FRISCO – From Red Barn to red roofs, from pancakes to Rumpleminz – if Dennis Leifheit’s career sounds dreamy, that’s because it is. This is just the next phase.

Leifheit was most recently chief operating officer and executive vice president of International House of Pancakes (IHOP), the Los

Angeles-based restaurant company with flapjack franchises around the country. In January, Leifheit and his wife, Patty, purchased Antler’s Liquor from Antler’s store entrepreneur Dan Sederstrom.



The career tour that brought the Leifheits – Denver natives – back to Colorado and Summit County was a winding one.

“I can remember coming here when the tailings went right up to Breckenridge, you had the airport, and Frisco was a one-horse town,” Dennis Leifheit said Thursday, looking out the one-way office window in the corner of the Frisco Station store. “Ski tickets were $11.”



Then, he worked behind the counter of a Red Barn burger franchise. Leifheit worked his way up to manager, and in 1978, he took a job at Red Barn’s headquarters in Washington, D.C. Two years later, he was working with Pizza Hut as a division vice president. IHOP called in 1995 and lured him to a new executive position. The moves took him to Kansas and Iowa, and back and forth between the coasts.

But with five of his seven brothers and sisters in Denver, and a son and grandchildren on the Front Range, Leifheit said it was time to get back to his roots. Leifheit said he and his wife, a partner in the store, looked at land and businesses elsewhere. They enjoyed the area around their Boreas Pass home bought in 1992, and Patty volunteered each summer at the Breckenridge Music Institute. When Dennis Leifheit learned Antler’s Liquor was for sale, all the parts of the equation seemed to fit.

“We wanted to buy a business,” he said. “For support, but also to be involved in a community.”

The couple has spent the past two months learning the ins and outs of the business. Dennis Leifheit said he’s even worked double-shifts on the floor and mopped the floors to learn about his employees’ jobs. Leifheit said the business, despite the difference in product, is a lot like the restaurant trade – high volume sales and interaction with the public. It’s just more efficient and can be run with a smaller staff, he said.

Curiously, though, the Leifheits are not drinkers.

“We told our relatives, and they said, “Why?'” Dennis Leifheit said. “They still don’t understand it, really. But, I said I didn’t want T-shirts or gasoline. This business just fit the characteristics I was looking for.”

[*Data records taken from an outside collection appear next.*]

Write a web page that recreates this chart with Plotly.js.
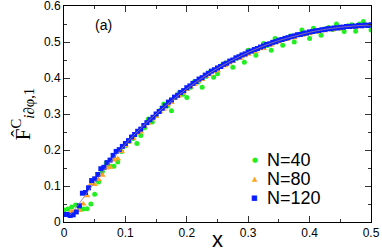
<!DOCTYPE html>
<html><head><meta charset="utf-8">
<script src="https://cdn.plot.ly/plotly-3.0.1.min.js"></script>
<style>html,body{margin:0;padding:0;background:#fff}#c{width:382px;height:252px}</style>
</head><body><div id="c"></div>
<script>
var xBlue = [0,0.005,0.01,0.015,0.02,0.025,0.03,0.035,0.04,0.045,0.05,0.055,0.06,0.065,0.07,0.075,0.08,0.085,0.09,0.095,0.1,0.105,0.11,0.115,0.12,0.125,0.13,0.135,0.14,0.145,0.15,0.155,0.16,0.165,0.17,0.175,0.18,0.185,0.19,0.195,0.2,0.205,0.21,0.215,0.22,0.225,0.23,0.235,0.24,0.245,0.25,0.255,0.26,0.265,0.27,0.275,0.28,0.285,0.29,0.295,0.3,0.305,0.31,0.315,0.32,0.325,0.33,0.335,0.34,0.345,0.35,0.355,0.36,0.365,0.37,0.375,0.38,0.385,0.39,0.395,0.4,0.405,0.41,0.415,0.42,0.425,0.43,0.435,0.44,0.445,0.45,0.455,0.46,0.465,0.47,0.475,0.48,0.485,0.49,0.495,0.5];
var yN120 = [0.021,0.021,0.018,0.020,0.028,0.045,0.080,0.082,0.095,0.115,0.120,0.132,0.148,0.152,0.165,0.172,0.185,0.196,0.201,0.210,0.218,0.226,0.236,0.243,0.252,0.258,0.268,0.276,0.284,0.291,0.300,0.307,0.316,0.323,0.333,0.339,0.347,0.352,0.360,0.365,0.373,0.378,0.385,0.390,0.397,0.401,0.408,0.413,0.419,0.423,0.428,0.432,0.438,0.441,0.447,0.450,0.456,0.459,0.464,0.467,0.472,0.475,0.479,0.482,0.486,0.489,0.493,0.495,0.499,0.501,0.505,0.507,0.510,0.512,0.515,0.517,0.520,0.521,0.524,0.525,0.528,0.529,0.531,0.532,0.534,0.535,0.537,0.537,0.539,0.539,0.541,0.541,0.543,0.543,0.544,0.544,0.546,0.545,0.547,0.546,0.548];
var xOther = [0,0.00625,0.0125,0.01875,0.025,0.03125,0.0375,0.04375,0.05,0.05625,0.0625,0.06875,0.075,0.08125,0.0875,0.09375,0.1,0.10625,0.1125,0.11875,0.125,0.13125,0.1375,0.14375,0.15,0.15625,0.1625,0.16875,0.175,0.18125,0.1875,0.19375,0.2,0.20625,0.2125,0.21875,0.225,0.23125,0.2375,0.24375,0.25,0.25625,0.2625,0.26875,0.275,0.28125,0.2875,0.29375,0.3,0.30625,0.3125,0.31875,0.325,0.33125,0.3375,0.34375,0.35,0.35625,0.3625,0.36875,0.375,0.38125,0.3875,0.39375,0.4,0.40625,0.4125,0.41875,0.425,0.43125,0.4375,0.44375,0.45,0.45625,0.4625,0.46875,0.475,0.48125,0.4875,0.49375,0.5];
var yN40 = [0.033,0.036,0.042,0.047,0.042,0.036,0.037,0.050,0.077,0.111,0.140,0.164,0.155,0.155,0.167,0.196,0.212,0.224,0.232,0.218,0.240,0.262,0.286,0.278,0.296,0.310,0.328,0.322,0.309,0.345,0.360,0.355,0.346,0.374,0.390,0.389,0.374,0.404,0.416,0.402,0.412,0.434,0.442,0.445,0.430,0.455,0.462,0.444,0.477,0.474,0.463,0.485,0.496,0.490,0.477,0.510,0.505,0.491,0.511,0.517,0.500,0.521,0.533,0.524,0.510,0.538,0.530,0.519,0.536,0.540,0.535,0.550,0.538,0.529,0.545,0.548,0.530,0.550,0.557,0.546,0.533];
var yN80 = [0.020,0.022,0.030,0.028,0.032,0.050,0.073,0.105,0.104,0.118,0.130,0.150,0.152,0.172,0.176,0.196,0.212,0.222,0.232,0.246,0.250,0.266,0.274,0.286,0.294,0.306,0.314,0.326,0.332,0.344,0.350,0.358,0.368,0.376,0.382,0.392,0.396,0.404,0.410,0.418,0.420,0.430,0.434,0.442,0.446,0.454,0.455,0.462,0.466,0.472,0.474,0.481,0.482,0.490,0.492,0.498,0.500,0.505,0.507,0.512,0.512,0.518,0.518,0.523,0.523,0.528,0.528,0.532,0.531,0.536,0.534,0.539,0.537,0.541,0.540,0.544,0.541,0.545,0.543,0.547,0.545];
var xLine = [0.01,0.025,0.05,0.075,0.1,0.125,0.15,0.175,0.2,0.225,0.25,0.275,0.3,0.325,0.35,0.375,0.4,0.425,0.45,0.475,0.5];
var yLine = [0.02,0.052,0.11,0.165,0.216,0.260,0.300,0.336,0.370,0.400,0.427,0.450,0.471,0.489,0.504,0.516,0.527,0.535,0.541,0.545,0.547];
var seriesNames = ['N=40','N=80','N=120'];
var seriesColors = ['#22ee22','#ffa520','#0a1eff'];
var legendGlyphs = ['\u25CF','\u25B2','\u25A0'];
var xTicks = [0,0.1,0.2,0.3,0.4,0.5];
var xTickText = ['0','0.1','0.2','0.3','0.4','0.5'];
var yTicks = [0,0.1,0.2,0.3,0.4,0.5,0.6];
var yTickText = ['0','0.1','0.2','0.3','0.4','0.5','0.6'];

var traces = [
 {x:xOther,y:yN40,name:seriesNames[0],mode:'markers',type:'scatter',marker:{symbol:'circle',size:5,color:seriesColors[0]}},
 {x:xOther,y:yN80,name:seriesNames[1],mode:'markers',type:'scatter',marker:{symbol:'triangle-up',size:6,color:seriesColors[1]}},
 {x:xBlue,y:yN120,name:seriesNames[2],mode:'markers',type:'scatter',marker:{symbol:'square',size:5,color:seriesColors[2]}},
 {x:xLine,y:yLine,mode:'lines',type:'scatter',showlegend:false,line:{color:'rgba(150,120,150,0.85)',width:1,shape:'spline'},hoverinfo:'skip'}
];
var sans = 'Liberation Sans, Arial, sans-serif';
var axBase = {showline:true,linecolor:'#000',linewidth:1,mirror:'ticks',ticks:'inside',ticklen:6,tickwidth:1,tickcolor:'#333',showgrid:false,zeroline:false,ticklabeloverflow:'allow',tickfont:{family:sans,size:12,color:'#000'}};
var legRowsY = [0.287,0.199,0.111];
var ann = [{text:'(a)',xref:'paper',yref:'paper',x:0.128,y:0.912,xanchor:'center',yanchor:'middle',showarrow:false,font:{family:sans,size:14,color:'#000'}}];
for (var i=0;i<3;i++){
  ann.push({text:legendGlyphs[i],xref:'paper',yref:'paper',x:0.622,y:legRowsY[i],xanchor:'center',yanchor:'middle',showarrow:false,font:{family:'DejaVu Sans, sans-serif',size:7,color:seriesColors[i]}});
  ann.push({text:seriesNames[i],xref:'paper',yref:'paper',x:0.655,y:legRowsY[i],xanchor:'left',yanchor:'middle',showarrow:false,font:{family:sans,size:18,color:'#000'}});
}
var layout = {
 width:382,height:252,margin:{l:64,r:11,t:6,b:30},paper_bgcolor:'#fff',plot_bgcolor:'#fff',
 xaxis:Object.assign({},axBase,{range:[0,0.5],tickvals:xTicks,ticktext:xTickText,minor:{dtick:0.05,ticks:'inside',ticklen:3,tickcolor:'#333'},title:{text:'x',font:{family:sans,size:22,color:'#000'},standoff:0}}),
 yaxis:Object.assign({},axBase,{range:[0,0.6000001],tickvals:yTicks,ticktext:yTickText,minor:{dtick:0.05,ticks:'inside',ticklen:3,tickcolor:'#333'},title:{text:'F\u0302<sup>C</sup><sub><i>i</i>\u2202\u03c6,1</sub>',font:{family:'Liberation Serif, Times New Roman, serif',size:21,color:'#000'},standoff:7}}),
 annotations:ann,
 showlegend:false
};
Plotly.newPlot('c',traces,layout,{staticPlot:true,displayModeBar:false});
</script></body></html>
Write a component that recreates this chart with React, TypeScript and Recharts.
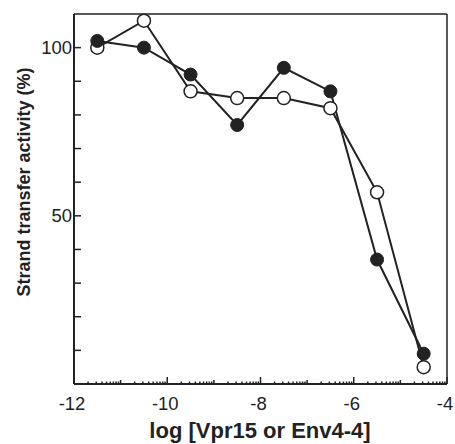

The Leifheits said they plan on getting more involved with the community as they learn the business better. Dennis Leifheit said he believes in socially conscious investing and business – something he recognizes as especially important in a risky business such as selling liquor. The family plans to continue its support of the Breckenridge Music Institute and will find other ways of engaging in Summit County life.

The couple is also building a home and horse property at the Ptarmigan Ranch along I-70 across from Dillon Valley.

Meanwhile, the contest to see who breaks the fewest items at the store will go on.

“I’ve only dropped one thing – he’s dropped three,” Patty Leifheit said. “I’ve got to stay ahead of him, you know.”